Cohen had provided the panel with copies of financial statements that indicated Trump’s net worth skyrocketed to $8.66 billion in 2013 from $4.55 billion the previous year as a result of a line item identified as “brand value.”
But the committee’s ranking Republican, Rep. Jim Jordan of Ohio, said no valid legislative purpose was served by the subpoena, suggesting it was meant to embarrass the president.
5. There is no clear endgame.
The status of several criminal investigations that grew out of Cohen’s interviews with federal prosecutors remains unclear. But as recently as February, a judge disclosed that the hush money inquiry focused on Trump Organization officials remained open.
In New York, several inquiries undertaken by state authorities in response to Cohen’s congressional testimony are still active. They include one by the attorney general into Trump’s real estate projects, and another by state regulators into his insurance practices.
And as Cohen’s May 6 surrender date nears, his lawyers appear to be making a last-ditch effort to keep him out of prison. They wrote this month to Democratic members of Congress, asking them to endorse a campaign to reduce his sentence or postpone his surrender. But the effort does not appear to have borne fruit.
Cohen’s three-year prison term is the longest yet from any case that grew out of the special counsel’s inquiry, after that of Paul Manafort, who was sentenced to more than seven years in prison.

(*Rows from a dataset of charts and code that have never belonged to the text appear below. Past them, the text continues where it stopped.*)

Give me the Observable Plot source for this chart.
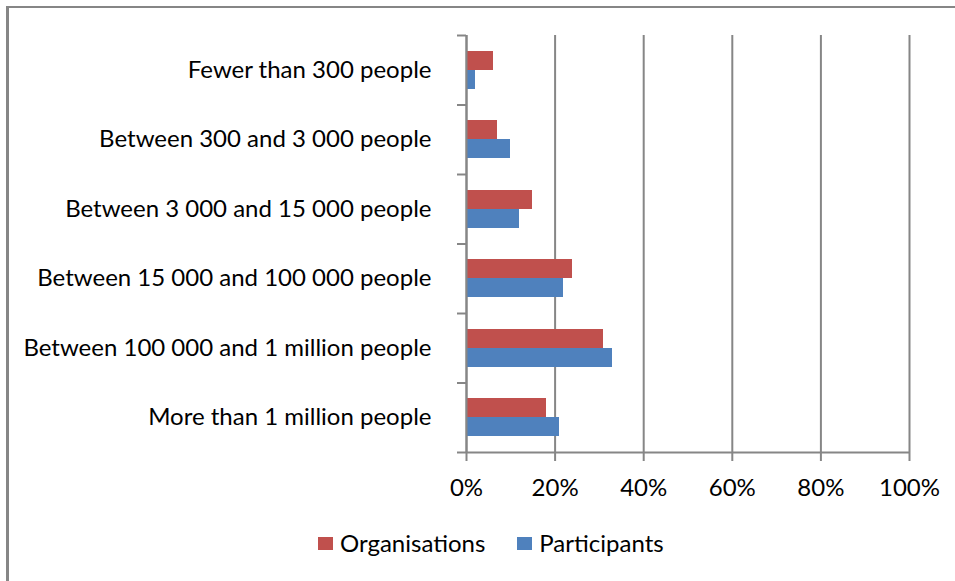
<!DOCTYPE html>
<html><head><meta charset="utf-8">
<script src="https://cdn.jsdelivr.net/npm/d3@7"></script>
<script src="https://cdn.jsdelivr.net/npm/@observablehq/plot@0.6"></script>
<style>
html,body{margin:0;padding:0;background:#fff;}
#wrap{position:relative;width:955px;height:581px;overflow:hidden;font-family:Lato,"Liberation Sans",Arial,sans-serif;}
#chart{position:absolute;left:0;top:0;}
#legend{position:absolute;left:318px;top:530px;height:26px;display:flex;align-items:center;font-size:24px;color:#000;line-height:26px;}
.item{display:flex;align-items:center;margin-right:32px;}
.sw{display:inline-block;width:15px;height:13px;margin-right:7px;}
#border{position:absolute;left:6px;top:6px;width:1000px;height:600px;border-left:3px solid #868686;border-top:2px solid #868686;pointer-events:none;}
</style></head>
<body>
<div id="wrap">
  <div id="chart"></div>
  <div id="legend"></div>
  <div id="border"></div>
</div>
<script>
const categories = [
  "Fewer than 300 people",
  "Between 300 and 3 000 people",
  "Between 3 000 and 15 000 people",
  "Between 15 000 and 100 000 people",
  "Between 100 000 and 1 million people",
  "More than 1 million people"
];
const series = ["Organisations", "Participants"];
const organisations = [0.06, 0.07, 0.15, 0.24, 0.31, 0.18];
const participants = [0.02, 0.10, 0.12, 0.22, 0.33, 0.21];
const xTicks = [0, 0.2, 0.4, 0.6, 0.8, 1];
const colors = ["#C0504D", "#4F81BD"];

const values = [organisations, participants];
const gridColor = "#868686";
const FONT_FAMILY = 'Lato, "Liberation Sans", Arial, sans-serif';
const BAR = 0.274;                              // bar thickness, fraction of a category band
const GAP = (1 - series.length * BAR) / 2;      // empty space above/below each bar group

const rows = categories.flatMap((c, i) => series.map((s, j) => ({
  category: c, series: s, value: values[j][i],
  y1: i + GAP + j * BAR, y2: i + GAP + (j + 1) * BAR
})));

const plot = Plot.plot({
  width: 955, height: 515,
  marginLeft: 466, marginRight: 46, marginTop: 35, marginBottom: 63,
  style: {fontFamily: FONT_FAMILY, fontSize: "24px", color: "#000", background: "transparent", overflow: "visible"},
  x: {domain: [0, 1]},
  y: {domain: [0, categories.length], reverse: true},
  color: {domain: series, range: colors},
  marks: [
    Plot.gridX(xTicks, {stroke: gridColor, strokeOpacity: 1, strokeWidth: 2}),
    Plot.rect(rows, {x1: 0, x2: "value", y1: "y1", y2: "y2", fill: "series", shapeRendering: "crispEdges"}),
    Plot.ruleX([0], {stroke: gridColor, strokeWidth: 2}),
    Plot.ruleY([categories.length], {stroke: gridColor, strokeWidth: 2}),
    Plot.axisX(xTicks, {tickSize: 9, tickPadding: 17, tickFormat: d3.format(".0%"), stroke: gridColor, strokeWidth: 2, strokeOpacity: 1, fill: "#000", fontSize: 24, label: null}),
    Plot.axisY(d3.range(categories.length + 1), {tickSize: 9, tickFormat: () => "", stroke: gridColor, strokeWidth: 2, strokeOpacity: 1, label: null}),
    Plot.axisY(d3.range(categories.length).map(i => i + 0.5), {tickSize: 0, tickPadding: 35, tickFormat: d => categories[Math.floor(d)], fill: "#000", fontSize: 24, label: null})
  ]
});
document.getElementById("chart").appendChild(plot);

const legend = d3.select("#legend");
series.forEach((s, j) => {
  const it = legend.append("div").attr("class", "item");
  it.append("span").attr("class", "sw").style("background", colors[j]);
  it.append("span").text(s);
});
</script>
</body></html>
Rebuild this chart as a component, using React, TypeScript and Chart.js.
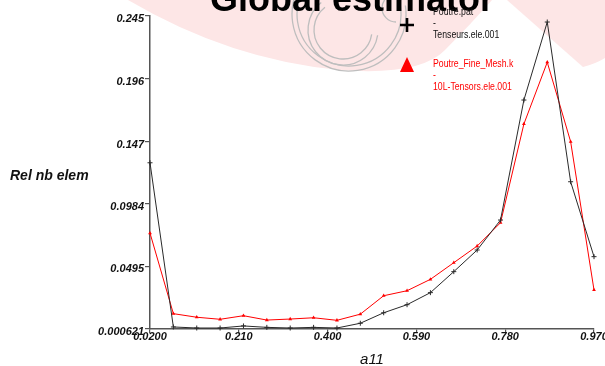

Nonetheless, the redacted version of the Mueller report indicates that federal authorities were debriefing Cohen as recently as March.
The full range of topics discussed is not known. But footnotes point to an FBI document, dated March 19, based on an interview with Cohen. The document is cited in connection with statements he made about his conversations with the president after the FBI raid and about a Trump Tower project in Russia, as well as discussions with the president’s lawyer about a possible pardon.